-- Begin Source data --
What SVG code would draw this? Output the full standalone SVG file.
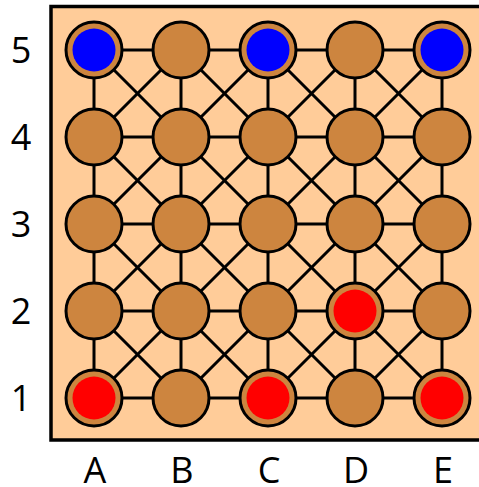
<svg xmlns="http://www.w3.org/2000/svg" width="479" height="487" viewBox="0 0 479 487">
<style>
.lbl{font-family:"Open Sans","Noto Sans",sans-serif;font-size:36px;fill:#000;text-anchor:middle}
.ln{stroke:#000;stroke-width:3;fill:none}
.nd{fill:#CD853F;stroke:#000;stroke-width:3}
.blue{fill:#0000FF}
.red{fill:#FF0000}
</style>
<rect x="51" y="6.5" width="440" height="433.5" fill="#FFCC99" stroke="#000" stroke-width="3.5"/>
<g id="connectors" class="ln">
<path d="M94 50H442M94 137H442M94 224H442M94 311H442M94 398H442"/>
<path d="M94 50V398M181 50V398M268 50V398M355 50V398M442 50V398"/>
<path d="M94 50L442 398M94 137L355 398M94 224L268 398M94 311L181 398M181 50L442 311M268 50L442 224M355 50L442 137"/>
<path d="M442 50L94 398M355 50L94 311M268 50L94 224M181 50L94 137M442 137L181 398M442 224L268 398M442 311L355 398"/>
</g>
<g id="A5"><circle class="nd" cx="94" cy="50" r="28"/><circle class="blue" cx="94" cy="50" r="21.5"/></g>
<g id="B5"><circle class="nd" cx="181" cy="50" r="28"/></g>
<g id="C5"><circle class="nd" cx="268" cy="50" r="28"/><circle class="blue" cx="268" cy="50" r="21.5"/></g>
<g id="D5"><circle class="nd" cx="355" cy="50" r="28"/></g>
<g id="E5"><circle class="nd" cx="442" cy="50" r="28"/><circle class="blue" cx="442" cy="50" r="21.5"/></g>
<g id="A4"><circle class="nd" cx="94" cy="137" r="28"/></g>
<g id="B4"><circle class="nd" cx="181" cy="137" r="28"/></g>
<g id="C4"><circle class="nd" cx="268" cy="137" r="28"/></g>
<g id="D4"><circle class="nd" cx="355" cy="137" r="28"/></g>
<g id="E4"><circle class="nd" cx="442" cy="137" r="28"/></g>
<g id="A3"><circle class="nd" cx="94" cy="224" r="28"/></g>
<g id="B3"><circle class="nd" cx="181" cy="224" r="28"/></g>
<g id="C3"><circle class="nd" cx="268" cy="224" r="28"/></g>
<g id="D3"><circle class="nd" cx="355" cy="224" r="28"/></g>
<g id="E3"><circle class="nd" cx="442" cy="224" r="28"/></g>
<g id="A2"><circle class="nd" cx="94" cy="311" r="28"/></g>
<g id="B2"><circle class="nd" cx="181" cy="311" r="28"/></g>
<g id="C2"><circle class="nd" cx="268" cy="311" r="28"/></g>
<g id="D2"><circle class="nd" cx="355" cy="311" r="28" stroke="#FFFF00"/><circle class="red" cx="355" cy="311" r="21.5"/></g>
<g id="E2"><circle class="nd" cx="442" cy="311" r="28"/></g>
<g id="A1"><circle class="nd" cx="94" cy="398" r="28"/><circle class="red" cx="94" cy="398" r="21.5"/></g>
<g id="B1"><circle class="nd" cx="181" cy="398" r="28"/></g>
<g id="C1"><circle class="nd" cx="268" cy="398" r="28"/><circle class="red" cx="268" cy="398" r="21.5"/></g>
<g id="D1"><circle class="nd" cx="355" cy="398" r="28"/></g>
<g id="E1"><circle class="nd" cx="442" cy="398" r="28"/><circle class="red" cx="442" cy="398" r="21.5"/></g>
<g id="labels">
<text class="lbl" x="21" y="63">5</text>
<text class="lbl" x="21" y="150">4</text>
<text class="lbl" x="21" y="237">3</text>
<text class="lbl" x="21" y="324">2</text>
<text class="lbl" x="21" y="411">1</text>
<text class="lbl" x="95" y="483">A</text>
<text class="lbl" x="182" y="483">B</text>
<text class="lbl" x="269" y="483">C</text>
<text class="lbl" x="356" y="483">D</text>
<text class="lbl" x="443" y="483">E</text>
</g>
</svg>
-- End Source data --
* **Problem to work on**
Reproduce every line of the material precisely, omitting its pictures.

* **Answer in full**
What SVG code would draw this? Output the full standalone SVG file.
<svg xmlns="http://www.w3.org/2000/svg" width="479" height="487" viewBox="0 0 479 487">
<style>
.lbl{font-family:"Open Sans","Noto Sans",sans-serif;font-size:36px;fill:#000;text-anchor:middle}
.ln{stroke:#000;stroke-width:3;fill:none}
.nd{fill:#CD853F;stroke:#000;stroke-width:3}
.blue{fill:#0000FF}
.red{fill:#FF0000}
</style>
<rect x="51" y="6.5" width="440" height="433.5" fill="#FFCC99" stroke="#000" stroke-width="3.5"/>
<g id="connectors" class="ln">
<path d="M94 50H442M94 137H442M94 224H442M94 311H442M94 398H442"/>
<path d="M94 50V398M181 50V398M268 50V398M355 50V398M442 50V398"/>
<path d="M94 50L442 398M94 137L355 398M94 224L268 398M94 311L181 398M181 50L442 311M268 50L442 224M355 50L442 137"/>
<path d="M442 50L94 398M355 50L94 311M268 50L94 224M181 50L94 137M442 137L181 398M442 224L268 398M442 311L355 398"/>
</g>
<g id="A5"><circle class="nd" cx="94" cy="50" r="28"/><circle class="blue" cx="94" cy="50" r="21.5"/></g>
<g id="B5"><circle class="nd" cx="181" cy="50" r="28"/></g>
<g id="C5"><circle class="nd" cx="268" cy="50" r="28"/><circle class="blue" cx="268" cy="50" r="21.5"/></g>
<g id="D5"><circle class="nd" cx="355" cy="50" r="28"/></g>
<g id="E5"><circle class="nd" cx="442" cy="50" r="28"/><circle class="blue" cx="442" cy="50" r="21.5"/></g>
<g id="A4"><circle class="nd" cx="94" cy="137" r="28"/></g>
<g id="B4"><circle class="nd" cx="181" cy="137" r="28"/></g>
<g id="C4"><circle class="nd" cx="268" cy="137" r="28"/></g>
<g id="D4"><circle class="nd" cx="355" cy="137" r="28"/></g>
<g id="E4"><circle class="nd" cx="442" cy="137" r="28"/></g>
<g id="A3"><circle class="nd" cx="94" cy="224" r="28"/></g>
<g id="B3"><circle class="nd" cx="181" cy="224" r="28"/></g>
<g id="C3"><circle class="nd" cx="268" cy="224" r="28"/></g>
<g id="D3"><circle class="nd" cx="355" cy="224" r="28"/></g>
<g id="E3"><circle class="nd" cx="442" cy="224" r="28"/></g>
<g id="A2"><circle class="nd" cx="94" cy="311" r="28"/></g>
<g id="B2"><circle class="nd" cx="181" cy="311" r="28"/></g>
<g id="C2"><circle class="nd" cx="268" cy="311" r="28"/></g>
<g id="D2"><circle class="nd" cx="355" cy="311" r="28" stroke="#FFFF00"/><circle class="red" cx="355" cy="311" r="21.5"/></g>
<g id="E2"><circle class="nd" cx="442" cy="311" r="28"/></g>
<g id="A1"><circle class="nd" cx="94" cy="398" r="28"/><circle class="red" cx="94" cy="398" r="21.5"/></g>
<g id="B1"><circle class="nd" cx="181" cy="398" r="28"/></g>
<g id="C1"><circle class="nd" cx="268" cy="398" r="28"/><circle class="red" cx="268" cy="398" r="21.5"/></g>
<g id="D1"><circle class="nd" cx="355" cy="398" r="28"/></g>
<g id="E1"><circle class="nd" cx="442" cy="398" r="28"/><circle class="red" cx="442" cy="398" r="21.5"/></g>
<g id="labels">
<text class="lbl" x="21" y="63">5</text>
<text class="lbl" x="21" y="150">4</text>
<text class="lbl" x="21" y="237">3</text>
<text class="lbl" x="21" y="324">2</text>
<text class="lbl" x="21" y="411">1</text>
<text class="lbl" x="95" y="483">A</text>
<text class="lbl" x="182" y="483">B</text>
<text class="lbl" x="269" y="483">C</text>
<text class="lbl" x="356" y="483">D</text>
<text class="lbl" x="443" y="483">E</text>
</g>
</svg>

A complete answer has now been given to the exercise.